The first thing Clio noticed was the smell. Something had died. Clio covered her nose, as Ashe put his hand on her back, guiding her outside.
As they stepped through they were surrounded by a veil of fog. An acrid, pulpy smell assaulted Clio’s nostrils. Before them, a ghastly landscape poked now and then from drifts of smoke. Something was burning. Through the brackish air she saw stumps of trees spotting a denuded terrain, split by rivulets of stream water brown with silt or chemical stew. Clio coughed, expelling the gases from her lungs. Ashe removed a small, gelatinous face mask from his pocket, put it on. He looked like he had a centimeter of vaseline covering his face. He handed her another one.
“It will filter the air,” he said. “Don’t fight it.”
Clio took the gluey membrane, pressed it to her face. The mask thinned around her eyes, nose, and mouth, allowing her to see and breathe.
It was coming on toward dusk. The sun strained against the gaseous fabric of the horizon. She and Ashe stood higher above the surrounding land than before, as erosion had cut away and exposed more of the rock. They made their steep descent to the plain, clambering down over jutting rock, yet in an effortless way, as though in partial g. When they began to walk on the soggy ground, they left no footprints, but in every other way the world and their presence in it seemed to be ordinary. As though they had corporeal form.
On the stumps of trees Clio saw lichens crusted with a turquoise pallor like an outbreak of a Niang eczema. But the forest was gone. Gone in every direction, its passing marked
only with stumps and a few fallen trunks collapsed inward in the hollow way of Niang trees.
Clio bent down to examine the blue-green lichens. “What’s happened here? A forest fire?”

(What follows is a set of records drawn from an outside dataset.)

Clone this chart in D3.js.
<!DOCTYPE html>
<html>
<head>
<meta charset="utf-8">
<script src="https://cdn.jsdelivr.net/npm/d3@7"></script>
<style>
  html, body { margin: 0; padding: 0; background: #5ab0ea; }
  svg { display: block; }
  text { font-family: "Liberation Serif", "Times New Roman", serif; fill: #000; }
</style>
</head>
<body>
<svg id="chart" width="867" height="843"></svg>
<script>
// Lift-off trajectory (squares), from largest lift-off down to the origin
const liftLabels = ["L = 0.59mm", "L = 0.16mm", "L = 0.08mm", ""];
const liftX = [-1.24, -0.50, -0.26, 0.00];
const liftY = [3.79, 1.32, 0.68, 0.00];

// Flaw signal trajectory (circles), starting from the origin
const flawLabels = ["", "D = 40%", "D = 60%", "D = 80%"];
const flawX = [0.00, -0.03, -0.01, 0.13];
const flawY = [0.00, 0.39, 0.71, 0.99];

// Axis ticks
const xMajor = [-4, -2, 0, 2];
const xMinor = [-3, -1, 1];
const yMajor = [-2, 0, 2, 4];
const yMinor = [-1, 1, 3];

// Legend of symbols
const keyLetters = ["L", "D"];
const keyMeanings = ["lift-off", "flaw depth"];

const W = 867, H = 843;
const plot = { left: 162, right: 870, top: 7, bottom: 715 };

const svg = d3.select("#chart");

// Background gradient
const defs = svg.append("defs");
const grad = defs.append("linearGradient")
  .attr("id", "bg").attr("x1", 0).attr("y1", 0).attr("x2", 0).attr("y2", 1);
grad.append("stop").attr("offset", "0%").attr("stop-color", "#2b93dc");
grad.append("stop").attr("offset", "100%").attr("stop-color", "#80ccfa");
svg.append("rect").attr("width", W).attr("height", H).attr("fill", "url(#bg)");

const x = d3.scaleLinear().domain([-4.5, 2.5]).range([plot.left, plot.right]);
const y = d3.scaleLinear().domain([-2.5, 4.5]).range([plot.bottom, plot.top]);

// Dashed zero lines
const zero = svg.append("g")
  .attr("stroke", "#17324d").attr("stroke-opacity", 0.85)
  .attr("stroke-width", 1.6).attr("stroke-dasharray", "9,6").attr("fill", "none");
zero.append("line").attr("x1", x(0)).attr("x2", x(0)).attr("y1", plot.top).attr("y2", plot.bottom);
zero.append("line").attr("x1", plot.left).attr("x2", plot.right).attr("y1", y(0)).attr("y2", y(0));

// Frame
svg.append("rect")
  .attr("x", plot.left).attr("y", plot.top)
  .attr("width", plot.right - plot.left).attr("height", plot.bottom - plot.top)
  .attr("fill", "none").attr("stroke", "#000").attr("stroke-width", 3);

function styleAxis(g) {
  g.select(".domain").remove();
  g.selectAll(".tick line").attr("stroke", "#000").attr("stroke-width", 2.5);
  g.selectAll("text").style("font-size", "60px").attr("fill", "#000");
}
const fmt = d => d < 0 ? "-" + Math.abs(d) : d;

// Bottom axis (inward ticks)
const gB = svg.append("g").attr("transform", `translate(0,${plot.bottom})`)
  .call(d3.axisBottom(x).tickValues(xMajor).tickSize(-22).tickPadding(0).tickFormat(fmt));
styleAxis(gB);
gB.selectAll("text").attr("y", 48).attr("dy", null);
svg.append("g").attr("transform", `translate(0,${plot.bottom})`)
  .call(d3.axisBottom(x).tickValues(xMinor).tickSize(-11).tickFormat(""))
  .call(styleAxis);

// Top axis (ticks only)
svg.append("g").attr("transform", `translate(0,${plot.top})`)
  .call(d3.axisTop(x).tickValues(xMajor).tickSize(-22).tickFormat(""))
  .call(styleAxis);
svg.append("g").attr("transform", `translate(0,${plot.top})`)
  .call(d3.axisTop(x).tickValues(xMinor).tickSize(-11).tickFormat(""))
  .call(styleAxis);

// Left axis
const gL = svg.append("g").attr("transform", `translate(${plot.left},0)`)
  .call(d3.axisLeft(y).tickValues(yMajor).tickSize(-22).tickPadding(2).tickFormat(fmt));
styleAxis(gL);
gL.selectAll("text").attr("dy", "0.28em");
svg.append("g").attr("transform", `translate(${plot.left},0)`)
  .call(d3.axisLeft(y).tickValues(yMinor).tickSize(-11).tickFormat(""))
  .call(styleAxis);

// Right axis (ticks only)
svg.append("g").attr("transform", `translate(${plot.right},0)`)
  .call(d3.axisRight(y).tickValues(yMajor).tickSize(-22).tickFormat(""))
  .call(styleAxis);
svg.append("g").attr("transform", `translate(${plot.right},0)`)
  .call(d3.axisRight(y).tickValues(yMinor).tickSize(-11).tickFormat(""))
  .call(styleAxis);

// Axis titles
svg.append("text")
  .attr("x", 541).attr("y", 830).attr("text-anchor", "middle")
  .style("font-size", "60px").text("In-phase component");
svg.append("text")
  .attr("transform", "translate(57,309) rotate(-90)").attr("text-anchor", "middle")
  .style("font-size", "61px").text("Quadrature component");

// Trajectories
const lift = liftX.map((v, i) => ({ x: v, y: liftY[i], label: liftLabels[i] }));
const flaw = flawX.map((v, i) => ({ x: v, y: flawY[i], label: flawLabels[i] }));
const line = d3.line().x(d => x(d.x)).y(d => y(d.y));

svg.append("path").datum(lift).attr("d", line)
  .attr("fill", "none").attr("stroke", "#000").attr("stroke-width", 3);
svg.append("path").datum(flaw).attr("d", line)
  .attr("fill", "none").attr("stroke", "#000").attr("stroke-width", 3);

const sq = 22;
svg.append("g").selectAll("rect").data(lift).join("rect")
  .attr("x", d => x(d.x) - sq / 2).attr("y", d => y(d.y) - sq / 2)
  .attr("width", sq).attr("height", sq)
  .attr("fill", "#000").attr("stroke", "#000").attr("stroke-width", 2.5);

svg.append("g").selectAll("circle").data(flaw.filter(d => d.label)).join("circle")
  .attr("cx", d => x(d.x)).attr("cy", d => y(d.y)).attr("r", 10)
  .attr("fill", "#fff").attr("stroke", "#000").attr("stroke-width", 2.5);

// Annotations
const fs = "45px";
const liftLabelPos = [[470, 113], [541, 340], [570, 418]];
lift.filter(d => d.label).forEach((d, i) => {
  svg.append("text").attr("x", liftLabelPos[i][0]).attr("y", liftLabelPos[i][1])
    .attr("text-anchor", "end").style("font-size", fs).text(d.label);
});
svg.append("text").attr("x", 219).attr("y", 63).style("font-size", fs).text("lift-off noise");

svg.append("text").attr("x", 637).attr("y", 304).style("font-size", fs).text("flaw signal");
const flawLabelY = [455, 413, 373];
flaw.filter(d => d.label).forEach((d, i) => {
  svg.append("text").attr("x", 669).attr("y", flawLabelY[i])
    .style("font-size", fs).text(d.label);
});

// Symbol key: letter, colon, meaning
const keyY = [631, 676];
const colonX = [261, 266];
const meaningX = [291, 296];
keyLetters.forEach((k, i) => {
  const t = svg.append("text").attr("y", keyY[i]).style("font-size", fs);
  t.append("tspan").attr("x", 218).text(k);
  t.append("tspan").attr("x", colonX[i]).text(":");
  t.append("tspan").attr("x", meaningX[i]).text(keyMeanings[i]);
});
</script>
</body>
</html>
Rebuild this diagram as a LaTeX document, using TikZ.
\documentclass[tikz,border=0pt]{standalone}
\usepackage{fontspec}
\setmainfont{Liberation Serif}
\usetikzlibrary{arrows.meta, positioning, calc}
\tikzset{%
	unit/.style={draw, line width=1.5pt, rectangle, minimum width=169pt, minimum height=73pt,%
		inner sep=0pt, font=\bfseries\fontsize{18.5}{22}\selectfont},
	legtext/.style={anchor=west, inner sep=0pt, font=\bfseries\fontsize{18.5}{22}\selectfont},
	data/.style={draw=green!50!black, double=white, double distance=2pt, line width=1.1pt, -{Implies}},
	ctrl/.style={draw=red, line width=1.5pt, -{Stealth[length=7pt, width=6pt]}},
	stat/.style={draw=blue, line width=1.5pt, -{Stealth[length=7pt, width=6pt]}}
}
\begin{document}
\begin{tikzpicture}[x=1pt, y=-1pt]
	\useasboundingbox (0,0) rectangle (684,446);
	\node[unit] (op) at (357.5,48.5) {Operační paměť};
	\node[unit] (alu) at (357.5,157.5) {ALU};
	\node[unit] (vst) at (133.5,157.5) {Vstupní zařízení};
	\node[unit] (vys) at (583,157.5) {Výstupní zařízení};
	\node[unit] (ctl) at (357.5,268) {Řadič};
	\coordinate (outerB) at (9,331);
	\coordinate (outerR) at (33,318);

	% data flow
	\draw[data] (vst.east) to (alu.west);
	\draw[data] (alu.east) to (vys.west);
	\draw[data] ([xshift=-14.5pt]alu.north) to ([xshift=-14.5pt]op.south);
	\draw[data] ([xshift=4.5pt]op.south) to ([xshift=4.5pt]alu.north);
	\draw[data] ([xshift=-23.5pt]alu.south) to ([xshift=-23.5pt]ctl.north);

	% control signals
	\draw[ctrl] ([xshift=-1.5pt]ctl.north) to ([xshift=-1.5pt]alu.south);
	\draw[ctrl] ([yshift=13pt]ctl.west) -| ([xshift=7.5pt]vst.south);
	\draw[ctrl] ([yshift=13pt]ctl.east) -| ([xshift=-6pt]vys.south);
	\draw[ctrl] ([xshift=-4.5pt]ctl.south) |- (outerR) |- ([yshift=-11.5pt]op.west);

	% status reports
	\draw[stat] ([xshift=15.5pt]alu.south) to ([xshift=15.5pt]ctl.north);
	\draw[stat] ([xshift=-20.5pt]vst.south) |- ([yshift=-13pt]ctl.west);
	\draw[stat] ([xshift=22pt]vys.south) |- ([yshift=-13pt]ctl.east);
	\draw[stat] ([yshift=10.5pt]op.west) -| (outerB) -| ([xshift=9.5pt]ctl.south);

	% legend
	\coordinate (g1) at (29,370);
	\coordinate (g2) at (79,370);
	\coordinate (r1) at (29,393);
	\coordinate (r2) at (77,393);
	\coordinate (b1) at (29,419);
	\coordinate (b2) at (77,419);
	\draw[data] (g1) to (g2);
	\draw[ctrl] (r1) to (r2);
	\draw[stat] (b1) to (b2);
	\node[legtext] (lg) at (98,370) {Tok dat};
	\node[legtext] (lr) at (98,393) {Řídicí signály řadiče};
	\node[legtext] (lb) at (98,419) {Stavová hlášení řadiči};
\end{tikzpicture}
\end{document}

He looked at her, frowning. “The killing of a world. What else?”
She crouched down to touch a fallen tree. Her hand went through the collapsed surface, not as through thin air, but as through a sticky liquid. She looked up at Ashe, who looked solid, not like a ghost. But their presence here was ephemeral.
Around her the silences rested fathoms deep. “Who did this, Ashe?”
“The Metal Future. Eventually, they will be capable of this. It’s only a matter of time.”
Somewhere in the distance, the rumble of fire could be heard. But nowhere, the sound of a living creature, other than the sound of their own voices.
“You could call me Timothy, you know.”
An exhaust of smoke moved across the landscape, confining their vision to just in front of their faces. “Let’s get out of here, Timothy,” she said. “I’ve seen enough.”